Posted to java-user@lucene.apache.org by Yossi Vainshtein <yo...@gmail.com> on 2015/02/18 13:33:29 UTC

Lucene fuzzy and wildcard search, and scoring in AutomatonQuery

Hi all,

I'm using Apache Lucene and currently trying to combine Fuzzy and Prefix
(or Wildcard) query to implement a kind of suggestion mechanism.

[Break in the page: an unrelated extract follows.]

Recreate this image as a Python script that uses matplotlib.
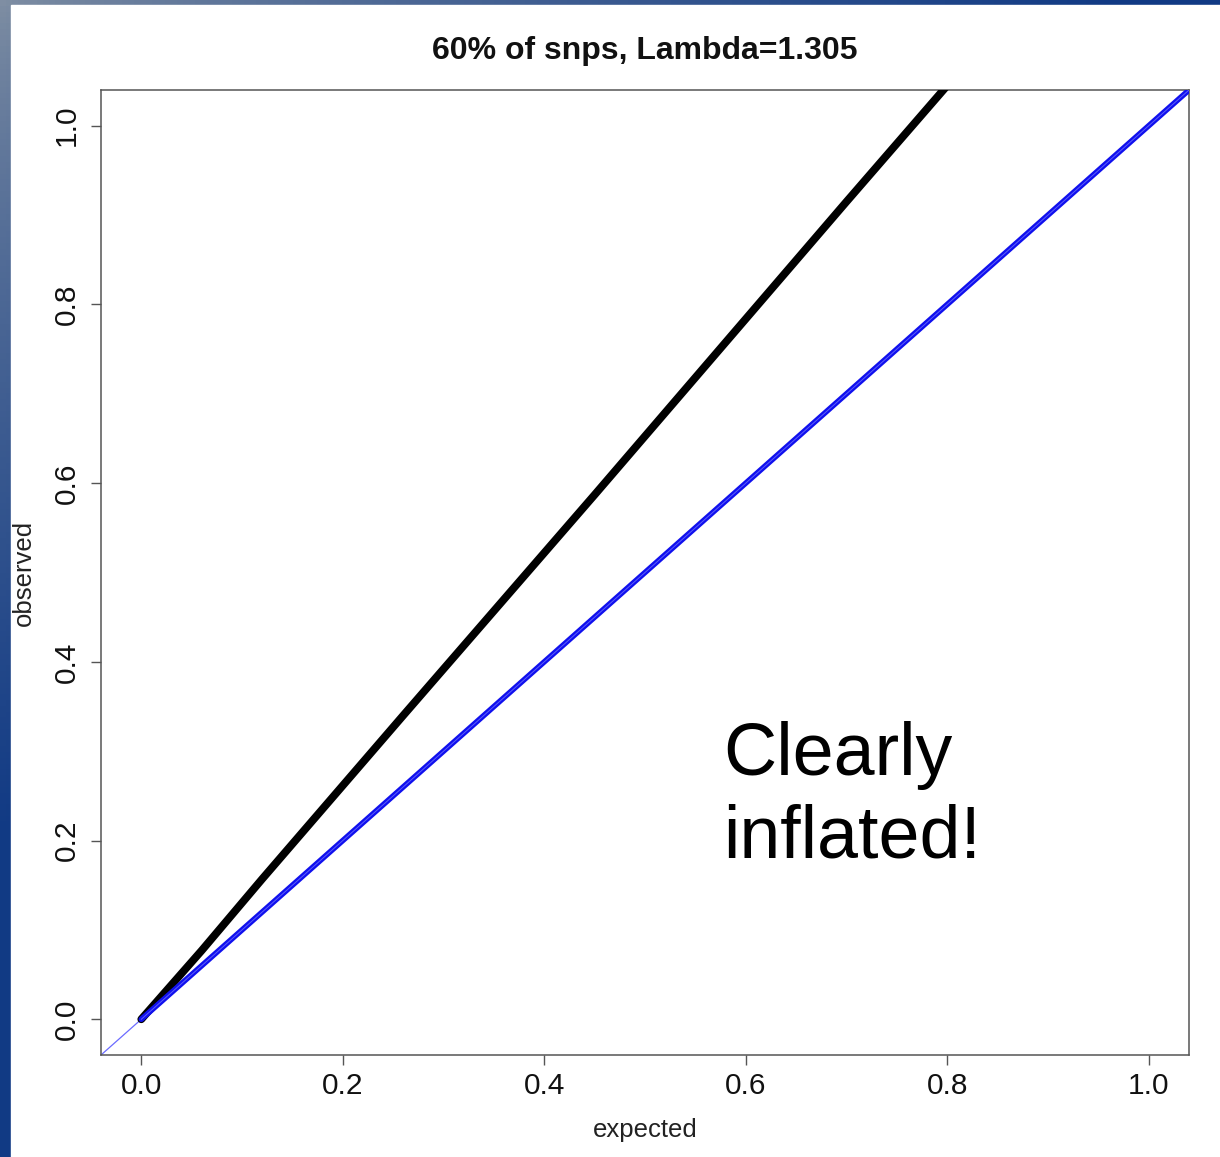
import matplotlib
matplotlib.use("Agg")
import matplotlib.pyplot as plt
import numpy as np

# ---- data ----
TITLE = "60% of snps, Lambda=1.305"
X_LABEL = "expected"
Y_LABEL = "observed"
NOTE_LINES = ["Clearly", "inflated!"]

# observed quantiles (black)
obs_expected = [0.0, 0.06, 0.12, 0.26, 0.45, 0.70, 0.80]
obs_observed = [0.0, 0.077, 0.157, 0.340, 0.587, 0.915, 1.045]

# null quantiles (blue)
null_expected = [0.0, 1.04]
null_observed = [0.0, 1.04]

TICKS = [0.0, 0.2, 0.4, 0.6, 0.8, 1.0]
TICK_LABELS = ["0.0", "0.2", "0.4", "0.6", "0.8", "1.0"]

W, H, DPI = 1220, 1157, 100
FONT = "Liberation Sans"

fig = plt.figure(figsize=(W / DPI, H / DPI), dpi=DPI)

# slide background: gradient strips on left and top
bg = fig.add_axes([0, 0, 1, 1])
bg.set_axis_off()
yy, xx = np.mgrid[0:1:200j, 0:1:200j]
t = np.clip(xx * 1.1 + yy * 1.4, 0, 1) ** 0.75
light = np.array([0.50, 0.56, 0.64])
dark = np.array([0.07, 0.23, 0.52])
img = light[None, None, :] * (1 - t[..., None]) + dark[None, None, :] * t[..., None]
bg.imshow(img, extent=[0, 1, 0, 1], origin="upper", aspect="auto")
bg.add_patch(plt.Rectangle((11 / W, 0), 1, 1 - 5 / H, color="white",
                           transform=bg.transAxes))
bg.set_xlim(0, 1)
bg.set_ylim(0, 1)

# main plot
ax = fig.add_axes([101 / W, 1 - 1055 / H, (1189 - 101) / W, (1055 - 90) / H])
ax.set_xlim(-0.04, 1.04)
ax.set_ylim(-0.04, 1.04)

ax.plot(obs_expected, obs_observed, color="black", lw=5.6,
        solid_capstyle="round", solid_joinstyle="round", zorder=3)
ax.plot(null_expected, null_observed, color="#1010ee", lw=4.0,
        solid_capstyle="round", zorder=4)
ax.plot(null_expected, null_observed, color="#8080ff", lw=0.7, alpha=0.7, zorder=5)
ax.axline((0, 0), slope=1, color="#6b6bff", lw=0.9, zorder=2)

for side in ax.spines.values():
    side.set_color("#555555")
    side.set_linewidth(1.1)

ax.set_xticks(TICKS)
ax.set_xticklabels(TICK_LABELS)
ax.set_yticks(TICKS)
ax.set_yticklabels(TICK_LABELS, rotation=90, va="center")
ax.tick_params(direction="out", length=7.5, width=1.0, color="#555555",
               labelsize=21.5, labelcolor="#111111")
ax.tick_params(axis="x", pad=5)
ax.tick_params(axis="y", pad=7)
for lab in ax.get_xticklabels() + ax.get_yticklabels():
    lab.set_fontfamily(FONT)

ax.set_xlabel(X_LABEL, fontsize=18.5, family=FONT, color="#222222", labelpad=13)
ax.set_ylabel(Y_LABEL, fontsize=18.5, family=FONT, color="#222222", labelpad=12)
ax.set_title(TITLE, fontsize=23, family=FONT, fontweight="bold",
             color="#111111", pad=22)

# annotation
fig.text(723 / W, 1 - 775 / H, NOTE_LINES[0], fontsize=53, family=FONT,
         color="black", va="baseline", ha="left")
fig.text(723 / W, 1 - 858 / H, NOTE_LINES[1], fontsize=53, family=FONT,
         color="black", va="baseline", ha="left")

fig.savefig("out.png", dpi=DPI)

For example, if the query is "levy", a document containing "Levinshtein" should
also be returned.

As there seems no builtin query of this sort in Lucene, I've searched for
solutions, this issue has been asked about. I used the approach suggested
here
http://stackoverflow.com/questions/28565090/scoring-results-of-automatonquery
<http://stackoverflow.com/questions/2631206/lucene-query-bla-match-words-that-start-with-something-fuzzy-how>
by
Robert Muir, that creates the query as a concatenation of two Automata
(Levinshtein and Wildcard).

That works great indeed, but, now the thing is that there's no scoring. All
results get result of *1.0*. I really want "Levy" to be ranked higher then
"Levninshtein" in the previous example.

By the way, I tried using Lucene auto-suggestion in the form of
FuzzySuggester, but it's not feasible with large inputs, it holds all
suggestion in RAM and bloats the memory usage.

Is there another way of doing this? Or I should implement my own *Scorer*
 or *Similarity*?


Thanks

Yossi